# Home needed for one-legged flying pigeon (UK, Nottingham)



## RandomWeasel (May 16, 2014)

I'm looking for someone who would be interested in taking on a pigeon, preferably to live in a loft or a large aviary. Unfortunately I don't know if male or female. He/she is able to fly (he's missing feathers at the moment so not perfectly yet, but getting better), but he only has the use of one leg.

The vet thinks he looks like a racing pigeon, but he has no ring. He's pretty tame and relaxed about being handled, but he wants to fly - he keeps trying to get out of the guinea pig run that I've got him in at the minute. Basically, I found him last week and was hoping to be able to release him once he was flying properly, but the vet doesn't think he will survive well with only one leg, since most pigeons who are missing feet at least have a stump to balance with. He has some very severe damage to his foot, which won't be repairable, and the vet is worried there is infection in the lower leg, hence she is worried that the entire leg may have to go. He's on antibiotics and pain relief for two weeks now, so will see what the scene is with the leg once the antibiotics are done.

So, the vet has recommended he not be released, as he would struggle to compete for food.
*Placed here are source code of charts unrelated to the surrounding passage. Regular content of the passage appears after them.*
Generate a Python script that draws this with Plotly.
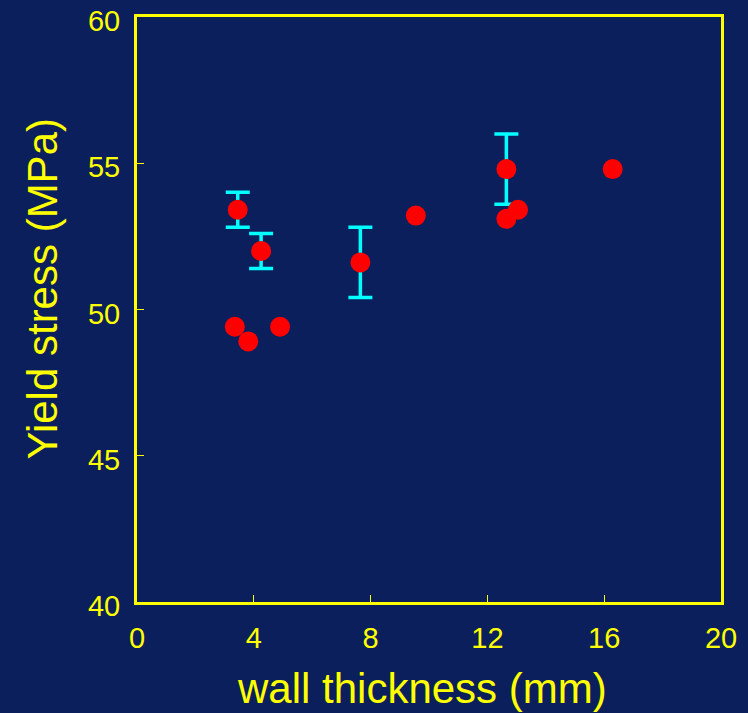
import plotly.graph_objects as go

# Points without error bars
x_plain = [3.35, 3.81, 4.90, 9.55, 12.65, 13.05, 16.29]
y_plain = [49.41, 48.91, 49.41, 53.21, 53.10, 53.41, 54.80]

# Points with error bars
x_err = [3.45, 4.25, 7.65, 12.65]
y_err = [53.41, 52.0, 51.61, 54.80]
err = [0.6, 0.6, 1.2, 1.2]

x_ticks = [0, 4, 8, 12, 16, 20]
y_ticks = [40, 45, 50, 55, 60]

x_title = "wall thickness (mm)"
y_title = "Yield stress (MPa)"

BG = "#0b1f5c"
YEL = "#ffff00"
CYAN = "#00ffff"
RED = "#ff0000"

fig = go.Figure()
fig.add_trace(go.Scatter(
    x=x_err, y=y_err, mode="markers",
    marker=dict(color=RED, size=20),
    error_y=dict(type="data", array=err, color=CYAN, thickness=3.5, width=12),
    showlegend=False,
))
fig.add_trace(go.Scatter(
    x=x_plain, y=y_plain, mode="markers",
    marker=dict(color=RED, size=20),
    showlegend=False,
))

font_family = "Liberation Sans, Arial, sans-serif"
fig.update_layout(
    width=748, height=713,
    paper_bgcolor=BG, plot_bgcolor=BG,
    margin=dict(l=137, r=27, t=17, b=111),
    font=dict(family=font_family, color=YEL),
    annotations=[
        dict(text=x_title, xref="paper", yref="paper", x=0.488, y=-0.1487,
             xanchor="center", yanchor="middle", showarrow=False,
             font=dict(size=42, color=YEL)),
        dict(text=y_title, xref="paper", yref="paper", x=-0.1618, y=0.535,
             xanchor="center", yanchor="middle", showarrow=False, textangle=-90,
             font=dict(size=42, color=YEL)),
    ],
)
fig.update_xaxes(
    range=[0, 20], tickvals=x_ticks, ticktext=[str(v) for v in x_ticks],
    showgrid=False, zeroline=False, automargin=False,
    showline=True, linecolor=YEL, linewidth=3, mirror=True,
    ticks="inside", ticklen=7, tickwidth=1, tickcolor=YEL,
    tickfont=dict(size=29, color=YEL), ticklabelstandoff=8,
)
fig.update_yaxes(
    range=[40, 60], tickvals=y_ticks, ticktext=[str(v) for v in y_ticks],
    showgrid=False, zeroline=False, automargin=False,
    showline=True, linecolor=YEL, linewidth=3, mirror=True,
    ticks="inside", ticklen=7, tickwidth=1, tickcolor=YEL,
    tickfont=dict(size=29, color=YEL), ticklabelstandoff=8, ticklabelshift=4,
)
fig.write_html("out.html", config={"displayModeBar": False},
               post_script="document.body.style.margin='0';")
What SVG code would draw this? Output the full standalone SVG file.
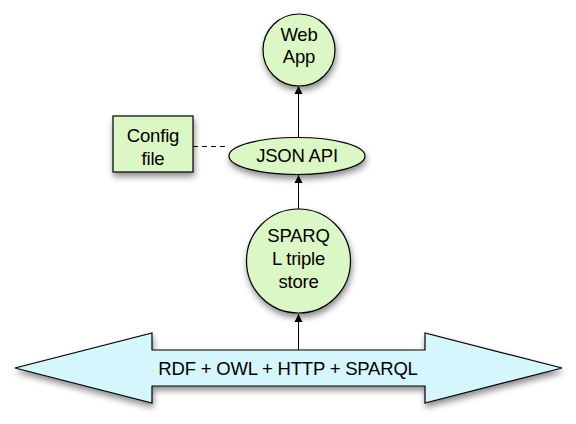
<svg xmlns="http://www.w3.org/2000/svg" width="576" height="424" viewBox="0 0 576 424">
<style>
.node{fill:#dcf7c6;stroke:#000;stroke-width:1.2}
.band{fill:#d6f6fd;stroke:#000;stroke-width:1.2}
.t{font-family:"Liberation Sans",Arial,sans-serif;font-size:18.5px;fill:#000;text-anchor:middle;letter-spacing:-0.2px}
.edge{stroke:#000;stroke-width:1;fill:none}
</style>
<defs>
<filter id="sh" x="-30%" y="-30%" width="160%" height="170%">
<feDropShadow dx="1" dy="4" stdDeviation="3" flood-color="#000" flood-opacity="0.45"/>
</filter>
<marker id="ah" viewBox="0 0 10 10" refX="10" refY="5" markerWidth="8" markerHeight="9" markerUnits="userSpaceOnUse" orient="auto">
<path d="M0,0 L10,5 L0,10 Z" fill="#000"/>
</marker>
</defs>
<g id="connectors">
<line class="edge" x1="298.5" y1="350" x2="298.5" y2="314" marker-end="url(#ah)"/>
<line class="edge" x1="298.5" y1="209" x2="298.5" y2="175" marker-end="url(#ah)"/>
<line class="edge" x1="298.5" y1="138" x2="298.5" y2="86" marker-end="url(#ah)"/>
<line class="edge" x1="193" y1="146.5" x2="229" y2="146.5" stroke-dasharray="5,4"/>
</g>
<g id="band">
<path class="band" filter="url(#sh)" d="M15,368 L152,333 L152,350 L425,350 L425,333 L562,368 L425,403 L425,386 L152,386 L152,403 Z"/>
<text class="t" x="288" y="375">RDF + OWL + HTTP + SPARQL</text>
</g>
<g id="webapp">
<circle class="node" filter="url(#sh)" cx="299" cy="50" r="36"/>
<text class="t" x="299" y="41">Web</text>
<text class="t" x="299" y="63">App</text>
</g>
<g id="jsonapi">
<ellipse class="node" filter="url(#sh)" cx="297" cy="156" rx="68" ry="18.5"/>
<text class="t" x="297" y="162">JSON API</text>
</g>
<g id="config">
<rect class="node" filter="url(#sh)" x="113" y="116" width="80" height="56"/>
<text class="t" x="153" y="142">Config</text>
<text class="t" x="153" y="165">file</text>
</g>
<g id="sparql">
<circle class="node" filter="url(#sh)" cx="298.5" cy="261" r="52"/>
<text class="t" x="298.5" y="242">SPARQ</text>
<text class="t" x="298.5" y="265">L triple</text>
<text class="t" x="298.5" y="288">store</text>
</g>
</svg>
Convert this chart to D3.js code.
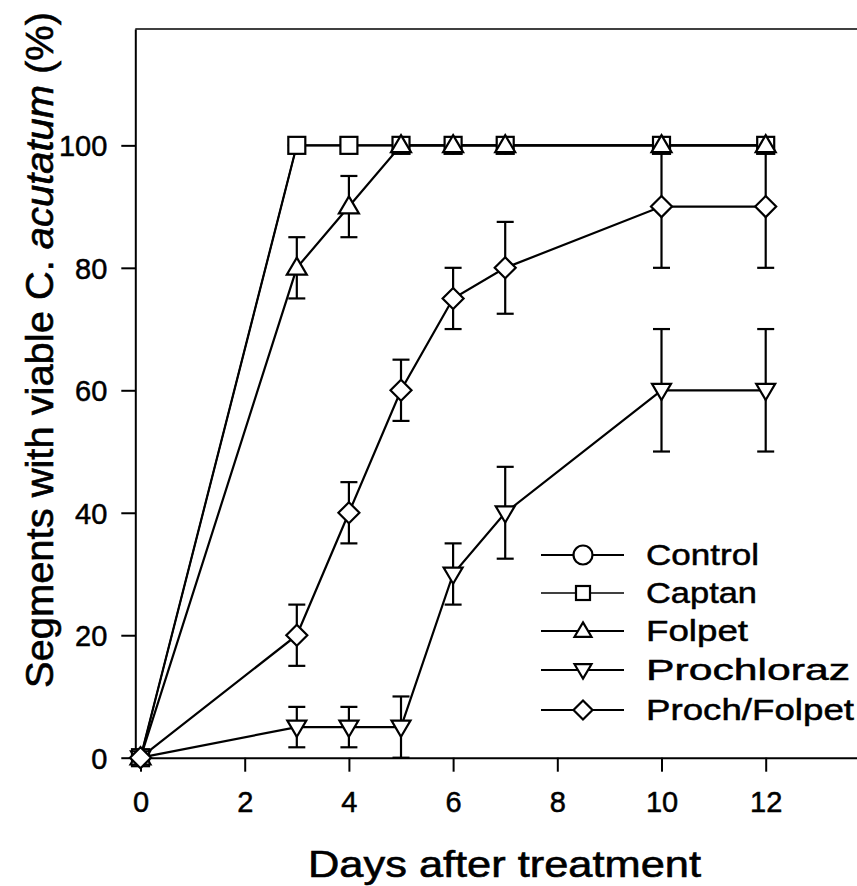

I could potentially keep him, but the more I look into it the more it seems like it wouldn't be fair to do so - as he would have to be caged, which he isn't enjoying, and he hasn't got any other pigeons for company. Since he can fly, I thought maybe someone with a loft he can return to for shelter and food would be ideal, but then he has the freedom to roam about. Or, failing that, a large aviary with some others pigeons for company. I'm in Nottingham, UK, but could potentially take him further afield if there is a good home available. I am also going to try some rescues I've been told about on another thread, but I thought I'd post here as well for maximum chances!


----------